Chambwa enrolled at Forest Park because of its diversity. His first semester was “tough.” He didn’t have enough money for tuition, but the college and its African American Male Initiative helped him succeed.

Chambwa said at one point he walked back and forth from Maplewood to campus.

“I would look at the greater picture and keep focused on where I was going,” he said. “I wasn’t focused on my past, but the goal, even when things seemed like they wouldn’t end.”

Chambwa graduated with an associate’s degree in medical laboratory technology in 2012 and got married to his now-wife, Lizzie. They met in Mississippi doing church charity work.

“I had a beautiful wedding, and people thought I was in debt,” Chambwa said. “But I wasn’t, because friends and family helped with the cost.”

The couple had their first child, Lushomo Chambwa Jr., last year.

Chambwa’s sister, Ruth, 23, also graduated from Forest Park’s medical laboratory technician program. She moved to America in 2009. Today, she works in the college’s bookstore.

“(My brother and I) have the same goals and ambitions,” she said. “We are doing the same program, go to the same church, and we are in the same band.”

The Chosen Ones formed in 2010 when Chambwa started singing with Ruth and her friend, Jasmine Brown, at Central Seventh Day Adventist Church in St. Louis.

“The harmony was on point,” said Brown, 25, a student at Goldfarb School of Nursing at Barnes-Jewish Hospital. “Ever since that day, we have been together.”

Gill joined the a cappella group in 2001. He was Chambwa’s roommate at the time.

Chambwa later asked the other singers to help him with a charity project for the homeless.

“He had the idea of going out to the community and providing witness for them by not only providing them food and clothing, but also ministering through music,” Brown said.

Sometimes the volunteers sing on the streets while making their distributions.

“This is just the start,”Chambwa added. “We are going to be heavily involved with those guys in the future. We are going to be there quite often with winter coming.”

Chambwa said he wants to give back to the community because he has received so much help. For example, someone he knew casually through church once gave him $900 for tuition.

Chambwa is working on a bachelor’s degree in medical laboratory science by taking Internet classes through University of Cincinnati.

“It’s very good but tough,” he said. “A lot of people apply, but not everybody gets in.”

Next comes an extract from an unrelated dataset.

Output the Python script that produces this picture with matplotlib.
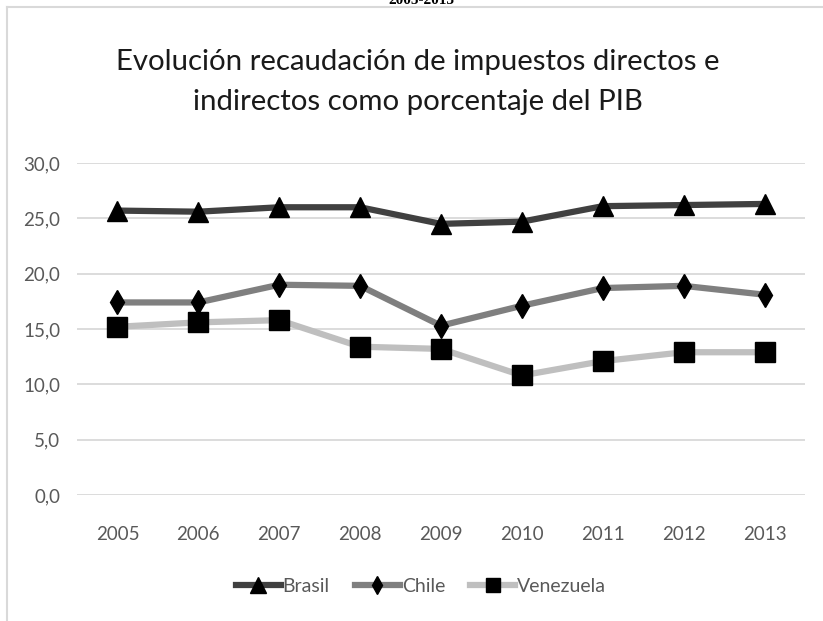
import matplotlib
matplotlib.use("Agg")

import matplotlib.pyplot as plt
from matplotlib.lines import Line2D

# Data
years = ["2005", "2006", "2007", "2008", "2009", "2010", "2011", "2012", "2013"]
brasil = [25.7, 25.6, 26.0, 26.0, 24.5, 24.7, 26.1, 26.2, 26.3]
chile = [17.4, 17.4, 19.0, 18.9, 15.3, 17.1, 18.7, 18.9, 18.1]
venezuela = [15.2, 15.6, 15.8, 13.4, 13.2, 10.8, 12.1, 12.9, 12.9]
yticks = [0, 5, 10, 15, 20, 25, 30]
ytick_labels = ["0,0", "5,0", "10,0", "15,0", "20,0", "25,0", "30,0"]

title = "Evolución recaudación de impuestos directos e\nindirectos como porcentaje del PIB"

plt.rcParams["font.family"] = ["Lato", "DejaVu Sans"]

W, H = 823, 621
fig = plt.figure(figsize=(W / 100, H / 100), dpi=100)

# Plot area in pixel terms
x0, x1 = 77, 805
y_top, y_bot = 163, 495
ax = fig.add_axes([x0 / W, 1 - y_bot / H, (x1 - x0) / W, (y_bot - y_top) / H])

x = list(range(len(years)))
series = [
    ("Brasil", brasil, "#404040", "^", 15),
    ("Chile", chile, "#7f7f7f", "d", 12),
    ("Venezuela", venezuela, "#bfbfbf", "s", 14),
]
for name, vals, color, mk, ms in series:
    ax.plot(x, vals, color=color, lw=4.5, marker=mk, markersize=ms,
            markerfacecolor="black", markeredgecolor="black", label=name,
            solid_capstyle="round", zorder=3)

ax.set_xlim(-0.5, len(years) - 0.5)
ax.set_ylim(0, 30)
ax.set_yticks(yticks)
ax.set_yticklabels(ytick_labels)
ax.set_xticks(x)
ax.set_xticklabels(years)
ax.tick_params(length=0, labelsize=13.5, labelcolor="#595959")
ax.tick_params(axis="y", pad=12)
ax.tick_params(axis="x", pad=22)
ax.grid(axis="y", color="#d9d9d9", lw=1.3)
ax.set_axisbelow(True)
for s in ax.spines.values():
    s.set_visible(False)

# Title
fig.text(418 / W, 1 - 82 / H, title, ha="center", va="center",
         fontsize=21.2, color="#1a1a1a", linespacing=1.7)

# Clipped subtitle at the very top
fig.text(421 / W, 1 - 4 / H, "2005-2013", ha="center", va="baseline",
         fontsize=11, fontweight="bold", family="Liberation Serif")

# Legend
handles = [Line2D([0], [0], color=c, lw=4.5, marker=m, markersize=ms * 0.75,
                  markerfacecolor="black", markeredgecolor="black")
           for _, _, c, m, ms in series]
fig.legend(handles, [s[0] for s in series], loc="center",
           bbox_to_anchor=(421 / W, 1 - 586 / H), ncol=3, frameon=False,
           fontsize=14, handlelength=2.3, handletextpad=0.1,
           columnspacing=1.3, labelcolor="#595959")

# Chart-area border (left and top visible)
fig.add_artist(Line2D([7 / W, 7 / W], [0, 1 - 7 / H], color="#d9d9d9", lw=1.5))
fig.add_artist(Line2D([7 / W, 1], [1 - 7 / H, 1 - 7 / H], color="#d9d9d9", lw=1.5))

fig.savefig("out.png", dpi=100)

In the Forest Park Access Office, Chambwa helps disabled students use computers and take notes in classes, ranging from sociology to algebra.

“You learn a lot of things when you do this,” he said. “Some of these are classes I will have to take in the future.”

Through his ups and downs, Chambwa feels that religion and music have helped him most in life.

“I found strength in what I had been doing,” he said. “I have found peace when I found that alone time with God and when I made music. That was a major source of strength.”